Reloadable brass and boxer primers are easily sourced and hand-loading to suit your rifle should be viable for anyone with a basic understanding of re-loading. Occasionally, a Lee Speed will be found in a calibre other than the normal .303. I have seen 8mm and .375 (2 1/2”) versions. Rifles with Metford rifling are more difficult to get shooting well with commercially available bullets but it can be done with some effort. Paper patches seem to help.
WDM Bell may have been best known for his use of Rigby Mauser .275 rifles for shooting elephants but he also favoured the .303 Lee Speed as a plains game rifle. The available .303 ammunition lacked the sectional density he liked for elephant hunting but he wrote of his Daniel Fraser Lee Speeds with affection. Another famous user was Col.
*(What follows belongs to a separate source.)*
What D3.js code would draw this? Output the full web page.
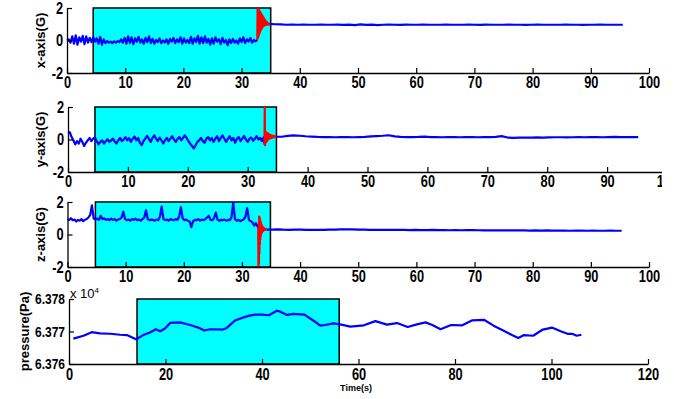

J.H Patterson, author of ‘Man Eaters of Tsavo’. He used one to slay the infamous lions that preyed on railway workers during construction of the Kenya-Uganda railway in 1898.. The story is loosely re-told by Hollywood in ‘The Ghost & the Darkness’ starring Val Kilmer as Patterson, who is, accurately, equipped with a Lee Speed throughout the film.
I have not yet succumbed to the temptation but I always look at these rifles with a certain sense of wonder, now that their one-time rival, the .275 Rigby Mauser, can regularly make upwards of £4,000, at how inexpensive they seem. surely it is time they began to claim back a little respect as they look very good value at the moment, if old fashioned rifles are something for which you have a soft spot.
At around the turn of the century, a good quality Lee Speed, based on a barrelled action bought from BSA and finished in-house by a firm like Westley Richards, Holland & Holland or Greener, would have cost about ten or twelve guineas. In 1924, A Rigby Mauser cost £26 and 5 shillings. So, the Mauser was, then, about twice the cost of the Lee Speed, today it will cost you many multiples of one.